WORK REQUIRED => Copy exactly the lines that run from the top of the listing to the line containing "height = 601;", both ends included, and omit the pictures.
===============
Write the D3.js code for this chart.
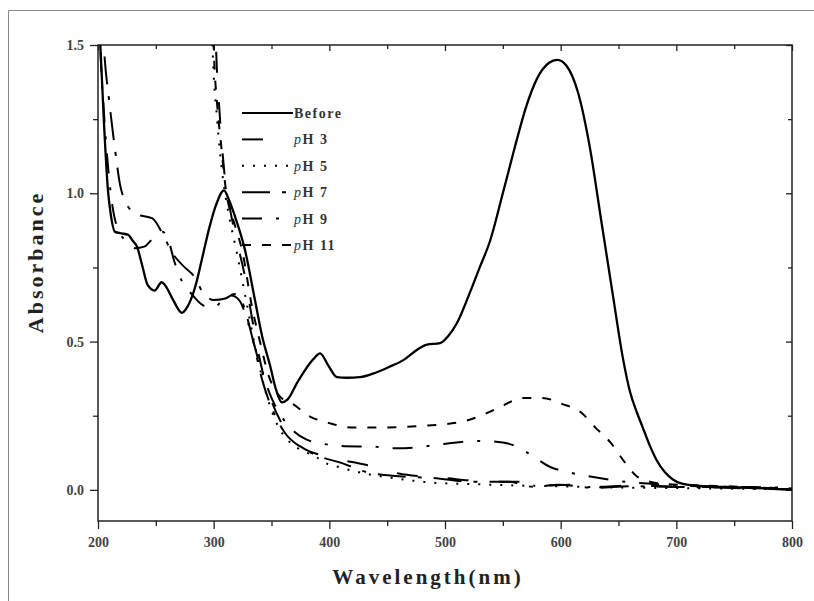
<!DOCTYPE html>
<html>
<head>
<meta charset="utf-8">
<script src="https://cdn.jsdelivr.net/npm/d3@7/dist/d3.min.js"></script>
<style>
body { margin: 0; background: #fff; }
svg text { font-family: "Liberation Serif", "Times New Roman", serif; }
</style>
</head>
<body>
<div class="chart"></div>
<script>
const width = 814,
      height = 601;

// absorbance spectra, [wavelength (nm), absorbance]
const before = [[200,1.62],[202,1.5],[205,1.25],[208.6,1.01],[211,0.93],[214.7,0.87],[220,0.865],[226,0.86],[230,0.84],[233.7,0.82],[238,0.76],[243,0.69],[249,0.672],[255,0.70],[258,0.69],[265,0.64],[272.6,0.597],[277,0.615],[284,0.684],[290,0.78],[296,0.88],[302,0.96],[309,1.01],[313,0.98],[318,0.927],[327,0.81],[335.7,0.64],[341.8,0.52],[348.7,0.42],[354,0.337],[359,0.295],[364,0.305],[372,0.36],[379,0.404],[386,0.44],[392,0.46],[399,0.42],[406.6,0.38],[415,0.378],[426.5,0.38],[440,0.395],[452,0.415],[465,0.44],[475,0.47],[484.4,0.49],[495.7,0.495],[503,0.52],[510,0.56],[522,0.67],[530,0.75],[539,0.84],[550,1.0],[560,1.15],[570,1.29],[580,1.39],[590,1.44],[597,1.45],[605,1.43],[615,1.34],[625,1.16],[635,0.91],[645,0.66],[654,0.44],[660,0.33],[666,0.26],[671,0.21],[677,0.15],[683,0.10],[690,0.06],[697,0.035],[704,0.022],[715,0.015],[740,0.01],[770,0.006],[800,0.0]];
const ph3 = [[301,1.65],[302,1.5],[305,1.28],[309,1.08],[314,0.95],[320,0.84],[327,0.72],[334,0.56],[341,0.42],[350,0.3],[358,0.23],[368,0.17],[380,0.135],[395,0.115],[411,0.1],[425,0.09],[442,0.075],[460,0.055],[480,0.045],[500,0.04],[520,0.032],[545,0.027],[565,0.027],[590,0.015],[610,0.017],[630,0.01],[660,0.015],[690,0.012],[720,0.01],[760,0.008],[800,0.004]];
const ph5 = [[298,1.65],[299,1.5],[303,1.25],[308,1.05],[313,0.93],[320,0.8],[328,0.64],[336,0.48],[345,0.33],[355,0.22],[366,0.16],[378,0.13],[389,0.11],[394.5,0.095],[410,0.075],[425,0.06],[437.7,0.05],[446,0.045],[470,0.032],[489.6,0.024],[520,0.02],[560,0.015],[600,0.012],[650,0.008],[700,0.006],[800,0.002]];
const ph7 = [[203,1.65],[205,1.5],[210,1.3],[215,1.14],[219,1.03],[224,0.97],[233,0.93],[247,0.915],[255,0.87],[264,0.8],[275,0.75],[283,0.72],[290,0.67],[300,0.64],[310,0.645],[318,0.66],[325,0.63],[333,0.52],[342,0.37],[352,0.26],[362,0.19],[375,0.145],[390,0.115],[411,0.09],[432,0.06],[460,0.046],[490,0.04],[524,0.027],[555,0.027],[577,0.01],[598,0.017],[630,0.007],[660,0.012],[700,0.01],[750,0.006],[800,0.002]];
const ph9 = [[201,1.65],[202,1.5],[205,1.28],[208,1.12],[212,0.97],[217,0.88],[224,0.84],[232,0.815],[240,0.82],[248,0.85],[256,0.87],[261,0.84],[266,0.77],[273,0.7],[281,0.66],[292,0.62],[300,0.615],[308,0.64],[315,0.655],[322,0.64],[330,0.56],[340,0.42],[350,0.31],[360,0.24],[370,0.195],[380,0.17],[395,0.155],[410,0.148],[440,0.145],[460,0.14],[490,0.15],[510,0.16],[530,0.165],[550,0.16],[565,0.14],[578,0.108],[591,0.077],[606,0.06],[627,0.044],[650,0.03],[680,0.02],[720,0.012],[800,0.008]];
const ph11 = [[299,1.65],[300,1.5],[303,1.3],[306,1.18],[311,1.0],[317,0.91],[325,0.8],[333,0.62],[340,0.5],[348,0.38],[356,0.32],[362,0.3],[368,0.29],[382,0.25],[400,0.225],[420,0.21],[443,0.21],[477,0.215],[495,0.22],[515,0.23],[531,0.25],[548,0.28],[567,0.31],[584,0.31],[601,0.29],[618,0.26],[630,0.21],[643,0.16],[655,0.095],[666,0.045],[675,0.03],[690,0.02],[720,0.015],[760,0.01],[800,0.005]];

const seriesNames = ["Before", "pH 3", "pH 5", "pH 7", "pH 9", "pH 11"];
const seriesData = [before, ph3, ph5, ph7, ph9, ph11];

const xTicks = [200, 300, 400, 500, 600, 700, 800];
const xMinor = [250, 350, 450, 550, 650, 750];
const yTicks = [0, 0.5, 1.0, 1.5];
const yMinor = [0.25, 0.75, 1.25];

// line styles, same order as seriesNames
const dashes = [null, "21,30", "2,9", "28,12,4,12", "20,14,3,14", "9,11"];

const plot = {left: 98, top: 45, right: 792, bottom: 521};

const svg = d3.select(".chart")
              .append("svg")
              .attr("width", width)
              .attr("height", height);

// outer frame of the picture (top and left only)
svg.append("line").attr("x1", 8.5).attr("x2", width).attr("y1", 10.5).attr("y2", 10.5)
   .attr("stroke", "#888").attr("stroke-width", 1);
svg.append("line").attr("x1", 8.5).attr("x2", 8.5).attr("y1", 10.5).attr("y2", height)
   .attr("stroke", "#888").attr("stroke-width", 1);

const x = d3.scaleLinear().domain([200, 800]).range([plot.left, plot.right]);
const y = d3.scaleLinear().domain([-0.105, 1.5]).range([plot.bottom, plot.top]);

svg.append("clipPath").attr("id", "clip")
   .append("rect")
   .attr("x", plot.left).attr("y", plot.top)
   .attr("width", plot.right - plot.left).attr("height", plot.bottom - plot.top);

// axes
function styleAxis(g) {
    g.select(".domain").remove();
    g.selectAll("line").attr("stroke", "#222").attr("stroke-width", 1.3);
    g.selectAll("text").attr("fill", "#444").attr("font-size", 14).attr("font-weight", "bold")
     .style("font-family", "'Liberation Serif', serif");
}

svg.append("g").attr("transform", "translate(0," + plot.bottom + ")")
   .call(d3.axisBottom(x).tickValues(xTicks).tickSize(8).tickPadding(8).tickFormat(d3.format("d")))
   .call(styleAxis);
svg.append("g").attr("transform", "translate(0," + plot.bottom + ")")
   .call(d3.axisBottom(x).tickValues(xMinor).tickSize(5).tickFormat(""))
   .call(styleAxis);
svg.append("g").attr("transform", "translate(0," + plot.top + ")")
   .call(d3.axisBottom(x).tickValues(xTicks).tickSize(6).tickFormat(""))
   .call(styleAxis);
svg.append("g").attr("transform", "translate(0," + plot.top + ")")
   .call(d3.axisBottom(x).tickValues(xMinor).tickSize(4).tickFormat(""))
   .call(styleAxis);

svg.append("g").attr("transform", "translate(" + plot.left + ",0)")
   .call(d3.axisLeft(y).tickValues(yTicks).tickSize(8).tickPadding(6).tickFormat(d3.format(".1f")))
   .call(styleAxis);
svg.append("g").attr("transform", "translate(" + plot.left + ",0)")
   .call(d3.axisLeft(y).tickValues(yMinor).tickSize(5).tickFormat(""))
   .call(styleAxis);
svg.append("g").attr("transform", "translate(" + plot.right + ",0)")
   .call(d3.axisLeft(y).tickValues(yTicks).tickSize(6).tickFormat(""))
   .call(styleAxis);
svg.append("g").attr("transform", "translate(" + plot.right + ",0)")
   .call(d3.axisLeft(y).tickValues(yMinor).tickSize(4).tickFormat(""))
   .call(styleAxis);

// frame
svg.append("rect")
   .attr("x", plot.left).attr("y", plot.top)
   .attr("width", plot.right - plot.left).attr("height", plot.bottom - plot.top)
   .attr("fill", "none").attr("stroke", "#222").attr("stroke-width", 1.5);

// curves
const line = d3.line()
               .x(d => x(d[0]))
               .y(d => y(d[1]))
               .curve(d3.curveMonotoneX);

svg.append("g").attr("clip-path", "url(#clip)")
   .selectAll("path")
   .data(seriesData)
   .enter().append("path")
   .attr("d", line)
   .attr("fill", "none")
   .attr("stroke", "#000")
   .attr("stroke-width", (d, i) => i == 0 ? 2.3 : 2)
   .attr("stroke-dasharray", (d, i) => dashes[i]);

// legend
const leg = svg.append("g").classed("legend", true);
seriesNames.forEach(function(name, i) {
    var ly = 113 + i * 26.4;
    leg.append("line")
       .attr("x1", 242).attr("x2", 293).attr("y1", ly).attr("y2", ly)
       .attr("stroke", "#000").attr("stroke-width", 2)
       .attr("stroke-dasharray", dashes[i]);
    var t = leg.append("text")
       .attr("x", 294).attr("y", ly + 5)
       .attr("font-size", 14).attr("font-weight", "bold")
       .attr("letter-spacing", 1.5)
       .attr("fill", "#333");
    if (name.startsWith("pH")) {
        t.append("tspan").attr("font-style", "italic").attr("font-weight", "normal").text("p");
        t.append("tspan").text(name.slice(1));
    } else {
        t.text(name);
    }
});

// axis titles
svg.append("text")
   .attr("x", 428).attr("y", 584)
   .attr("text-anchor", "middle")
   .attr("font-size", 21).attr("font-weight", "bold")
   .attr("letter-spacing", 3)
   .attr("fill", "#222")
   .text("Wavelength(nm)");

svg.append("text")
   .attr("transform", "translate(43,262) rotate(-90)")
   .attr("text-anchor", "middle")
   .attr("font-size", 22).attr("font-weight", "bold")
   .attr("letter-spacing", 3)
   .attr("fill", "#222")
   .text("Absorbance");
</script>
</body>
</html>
===============
FINISHED EXERCISE =>
Write the D3.js code for this chart.
<!DOCTYPE html>
<html>
<head>
<meta charset="utf-8">
<script src="https://cdn.jsdelivr.net/npm/d3@7/dist/d3.min.js"></script>
<style>
body { margin: 0; background: #fff; }
svg text { font-family: "Liberation Serif", "Times New Roman", serif; }
</style>
</head>
<body>
<div class="chart"></div>
<script>
const width = 814,
      height = 601;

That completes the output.